O tym, jak skarbówka traktuje przedsiębiorców w Polsce na przykładzie notatki z ujawnienia nielegalnego browaru? Czy rzeczywiście jest to nielegalny browar? Czy nastąpiło uszczuplenie podatkowe? Dlaczego komunikat KAS brzmi jak z wykrycia fabryki amfetaminy?
Premiera o 15:30

9 KOMENTARZE

  1. No i co? Wiadomo w końcu jak sprawa się zakończyła i czy browar dostał jakąś karę? Bo może wytłumaczyli sytuację, a może faktycznie kręcili lewą produkcję? Tego niestety nie dowiedzieliśmy się z tego materiału, nie przeszkodziło Ci to jednak przyczepić się do sądownictwa, które cały czas jest niezawisłe i do obecnej władzy, która rzekomo czyha na uczciwych przedsiębiorców.
    I tak jest za każdym razem, co by rząd nie zrobił będzie źle, Tomasza Kopyry nie zadowolisz, nie ma na to szans.

  2. Polecam zapoznanie się z aktualnym prawem.

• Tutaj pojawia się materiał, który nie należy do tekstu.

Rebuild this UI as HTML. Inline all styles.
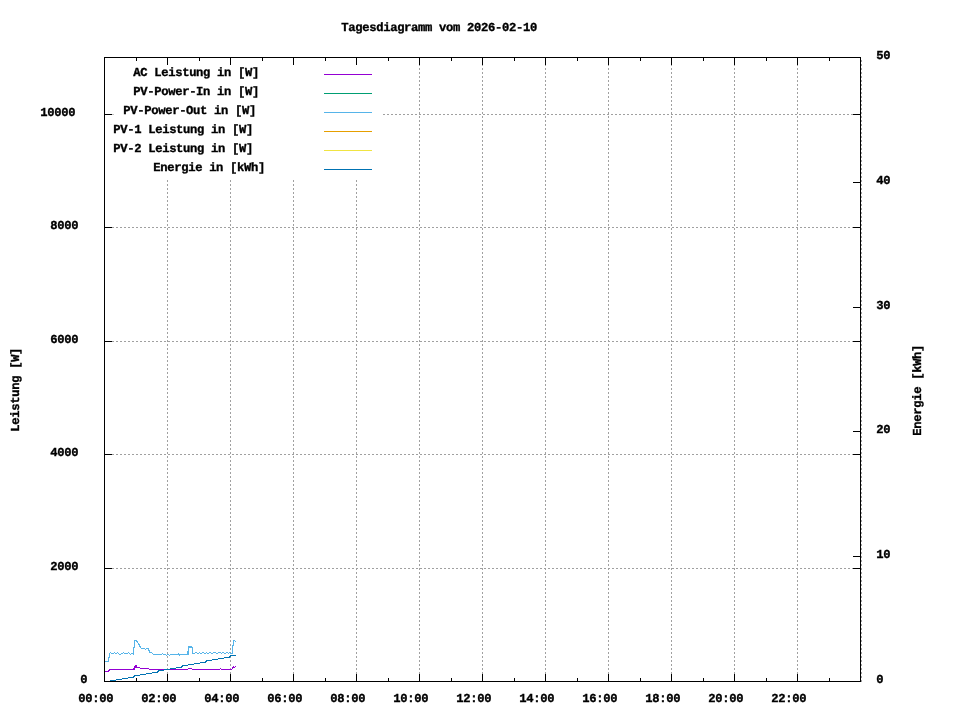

Komunikat jest istotnie mocny, ale zakładając, że wszelkie zgłoszenia i zgody miały miejsce podmiot, który został tu wspomniany miał koncesję na obrót a nie na produkcję piwa. Czyli magazynowanie i sprzedaż. Z tego co piszą akcyza została uiszczona. Niezależnie czy linia rozlewnicza miała być użyta do rozlewu czy nie czynności, których dokonywali w tym zakładzie wykraczają poza w/w, czyli ma miejsce produkcja (uszlachetnianie) i konfekcjonowanie. A te winny odbywać się w zgłoszonych i odebranych przez UC miejscach (mogą być poza browarem). Jeśli istotnie w papierach składu podatkowego browaru fizycznego z którego wyprowadzono piwo będzie grało to może zakończyć się na wykroczeniu. Sprawa będzie miała większe reperkusje, bo może się to skończyć kontrolami w innych podobnych firmach.

    • No tak, tylko, że co do zasady jest to uchybienie biurokratyczne. Nie nastąpiło, opierając się na komunikacie, żadne uszczuplenie należności wobec Skarbu Państwa. Nie było próby oszustwa, czy wprowadzania na rynek towaru bez akcyzy.

      • Tomek, tego nie wiemy. Tak w ogóle to mało wiemy i więcej zakładamy, że tak jest. Szczerze to kontrola obrotu piwa w Polsce jest słaba i sprawa jest rozwojowa. Zakładam, że Marcin lewizny nie robił, a akcja miała miejsce dzięki donosowi. Porachują i wyjdzie.

  3. No mnie też dziwią od razu te nawiązania do obecnej sytuacji politycznej. Proponował bym obejrzeć film oparty na faktach „układ zamknięty” lub zapoznać się ze sprawą Tomka Komedy i odpowiedzieć sobie na pytanie czy ta świetna konstytucją (napisana przy walnym udziale Towarzysza Jaruzelskiego) czy te „sądy wolne” działały i chroniły lepiej niż obecnie. A z drugiej strony nie mogę zrozumieć że w miarę inteligentny gość za jakiego uważam autora filmu opowiada się po którejś ze stron konfliktu politycznego. Z góry wiadomo że to wybór jak między dżumą a cholerą, ale może tylko ja to dostrzegam.